▸ **Aim**
Quote all lines below exactly. Images stay out.

Source code of charts:
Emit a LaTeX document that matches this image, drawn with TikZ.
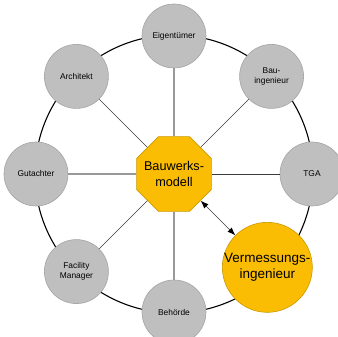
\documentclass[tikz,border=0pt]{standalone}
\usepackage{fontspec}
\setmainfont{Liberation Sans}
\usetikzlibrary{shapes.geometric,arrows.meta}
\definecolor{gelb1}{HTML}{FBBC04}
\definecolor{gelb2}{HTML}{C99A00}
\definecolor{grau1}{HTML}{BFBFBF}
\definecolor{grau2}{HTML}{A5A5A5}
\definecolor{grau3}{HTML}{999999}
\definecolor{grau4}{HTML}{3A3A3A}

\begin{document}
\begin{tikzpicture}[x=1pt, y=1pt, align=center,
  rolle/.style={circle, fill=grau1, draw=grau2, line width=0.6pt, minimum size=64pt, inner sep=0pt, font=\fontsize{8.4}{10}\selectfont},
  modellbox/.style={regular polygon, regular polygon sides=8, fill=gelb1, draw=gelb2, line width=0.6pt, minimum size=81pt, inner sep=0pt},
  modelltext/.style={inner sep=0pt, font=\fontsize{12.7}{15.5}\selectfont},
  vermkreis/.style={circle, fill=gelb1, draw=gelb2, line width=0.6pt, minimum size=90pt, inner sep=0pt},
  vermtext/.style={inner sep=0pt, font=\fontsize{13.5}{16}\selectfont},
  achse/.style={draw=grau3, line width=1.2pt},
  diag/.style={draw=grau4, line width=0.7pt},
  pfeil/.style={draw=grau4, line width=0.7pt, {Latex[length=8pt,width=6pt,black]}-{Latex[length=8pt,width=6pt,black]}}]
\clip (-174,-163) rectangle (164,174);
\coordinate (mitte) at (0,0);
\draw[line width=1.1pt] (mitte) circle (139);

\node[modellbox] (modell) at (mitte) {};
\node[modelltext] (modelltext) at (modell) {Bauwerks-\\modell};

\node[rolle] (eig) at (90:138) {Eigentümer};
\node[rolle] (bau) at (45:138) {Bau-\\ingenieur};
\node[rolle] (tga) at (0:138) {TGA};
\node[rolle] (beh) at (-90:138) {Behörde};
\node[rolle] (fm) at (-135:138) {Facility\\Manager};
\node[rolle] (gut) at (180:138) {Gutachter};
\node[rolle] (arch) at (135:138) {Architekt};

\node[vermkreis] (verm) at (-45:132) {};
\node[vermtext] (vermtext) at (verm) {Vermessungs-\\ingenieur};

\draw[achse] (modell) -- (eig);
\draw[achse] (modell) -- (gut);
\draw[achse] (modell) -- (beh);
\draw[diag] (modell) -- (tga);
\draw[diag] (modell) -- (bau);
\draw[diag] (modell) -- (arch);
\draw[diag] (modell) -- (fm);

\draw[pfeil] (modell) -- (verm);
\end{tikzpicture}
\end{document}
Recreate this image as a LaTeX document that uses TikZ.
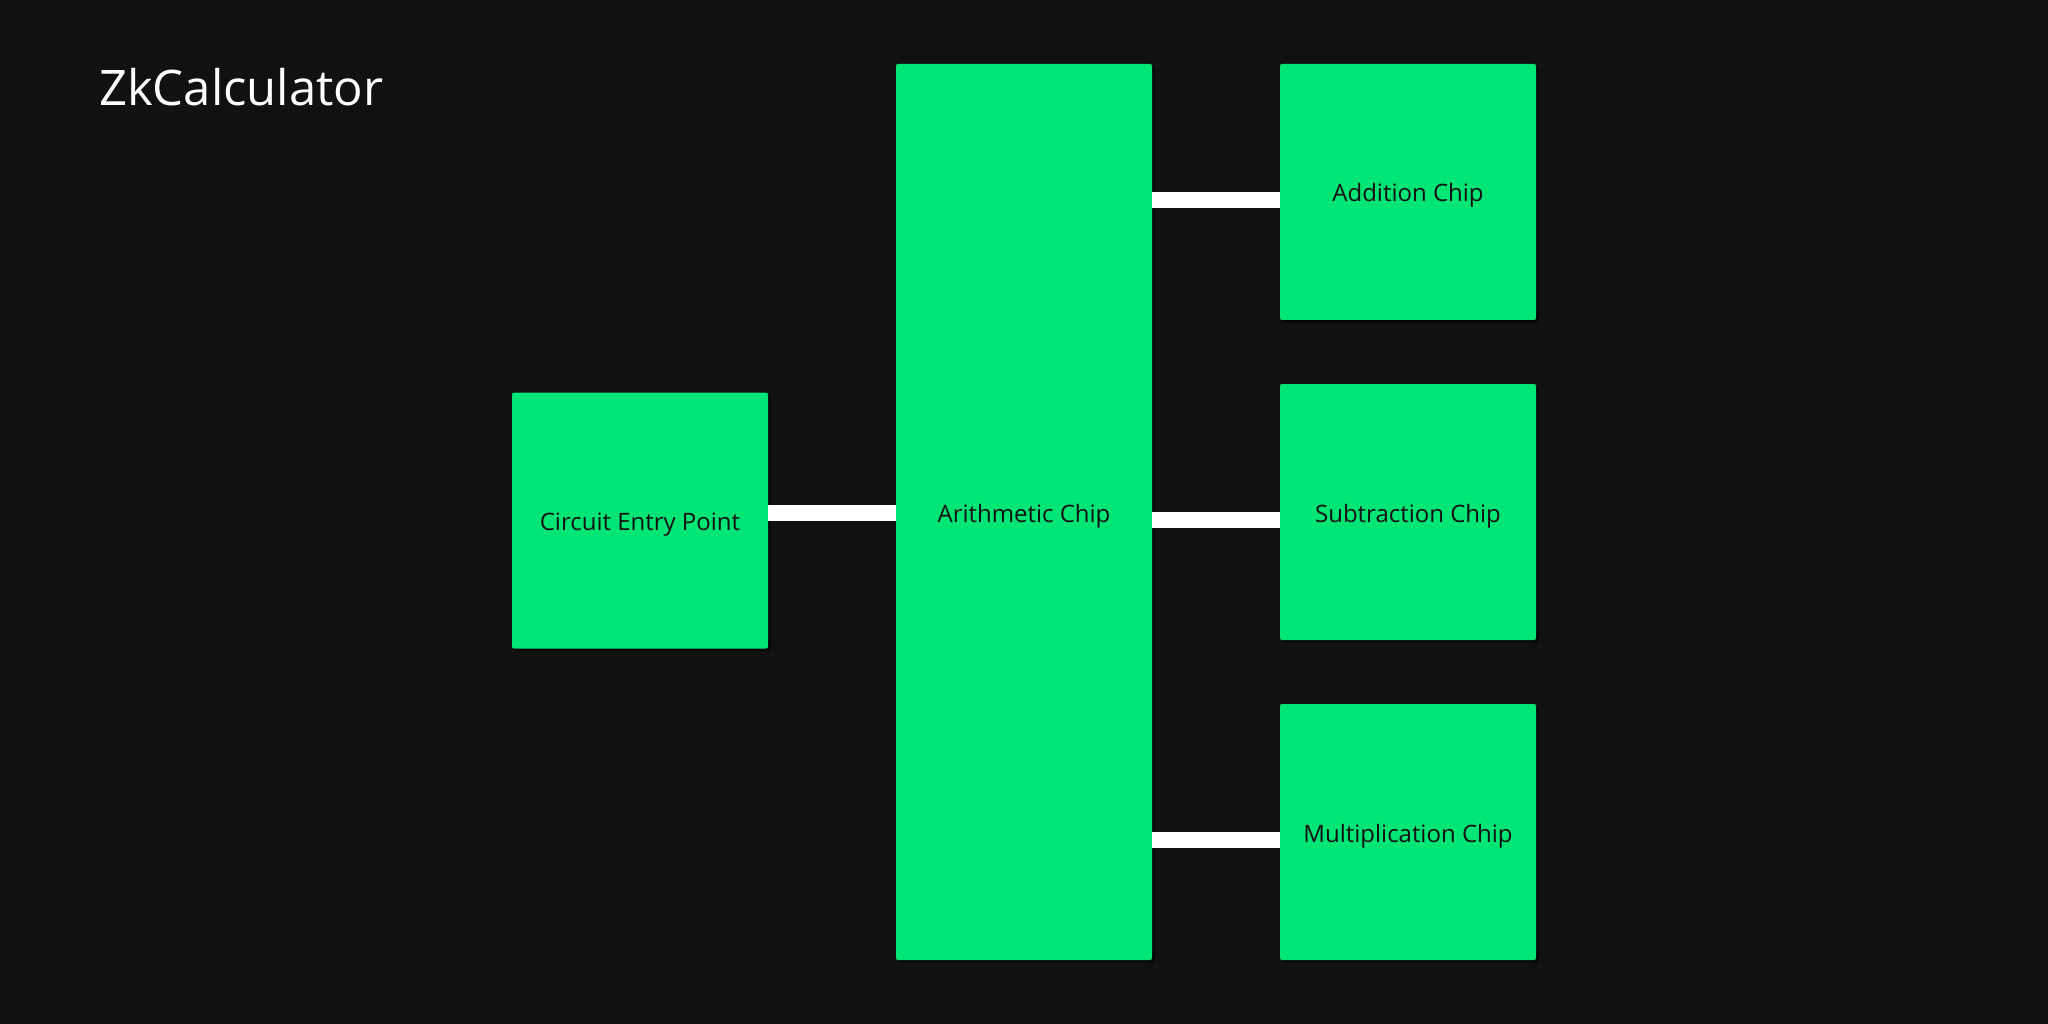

▸ **Exercise result**
Emit a LaTeX document that matches this image, drawn with TikZ.
\documentclass[tikz,border=0pt]{standalone}
\usepackage{fontspec}
\setmainfont{Liberation Sans}
\usetikzlibrary{shapes.geometric,arrows.meta}
\definecolor{gelb1}{HTML}{FBBC04}
\definecolor{gelb2}{HTML}{C99A00}
\definecolor{grau1}{HTML}{BFBFBF}
\definecolor{grau2}{HTML}{A5A5A5}
\definecolor{grau3}{HTML}{999999}
\definecolor{grau4}{HTML}{3A3A3A}

\begin{document}
\begin{tikzpicture}[x=1pt, y=1pt, align=center,
  rolle/.style={circle, fill=grau1, draw=grau2, line width=0.6pt, minimum size=64pt, inner sep=0pt, font=\fontsize{8.4}{10}\selectfont},
  modellbox/.style={regular polygon, regular polygon sides=8, fill=gelb1, draw=gelb2, line width=0.6pt, minimum size=81pt, inner sep=0pt},
  modelltext/.style={inner sep=0pt, font=\fontsize{12.7}{15.5}\selectfont},
  vermkreis/.style={circle, fill=gelb1, draw=gelb2, line width=0.6pt, minimum size=90pt, inner sep=0pt},
  vermtext/.style={inner sep=0pt, font=\fontsize{13.5}{16}\selectfont},
  achse/.style={draw=grau3, line width=1.2pt},
  diag/.style={draw=grau4, line width=0.7pt},
  pfeil/.style={draw=grau4, line width=0.7pt, {Latex[length=8pt,width=6pt,black]}-{Latex[length=8pt,width=6pt,black]}}]
\clip (-174,-163) rectangle (164,174);
\coordinate (mitte) at (0,0);
\draw[line width=1.1pt] (mitte) circle (139);

\node[modellbox] (modell) at (mitte) {};
\node[modelltext] (modelltext) at (modell) {Bauwerks-\\modell};

\node[rolle] (eig) at (90:138) {Eigentümer};
\node[rolle] (bau) at (45:138) {Bau-\\ingenieur};
\node[rolle] (tga) at (0:138) {TGA};
\node[rolle] (beh) at (-90:138) {Behörde};
\node[rolle] (fm) at (-135:138) {Facility\\Manager};
\node[rolle] (gut) at (180:138) {Gutachter};
\node[rolle] (arch) at (135:138) {Architekt};

\node[vermkreis] (verm) at (-45:132) {};
\node[vermtext] (vermtext) at (verm) {Vermessungs-\\ingenieur};

\draw[achse] (modell) -- (eig);
\draw[achse] (modell) -- (gut);
\draw[achse] (modell) -- (beh);
\draw[diag] (modell) -- (tga);
\draw[diag] (modell) -- (bau);
\draw[diag] (modell) -- (arch);
\draw[diag] (modell) -- (fm);

\draw[pfeil] (modell) -- (verm);
\end{tikzpicture}
\end{document}
Recreate this image as a LaTeX document that uses TikZ.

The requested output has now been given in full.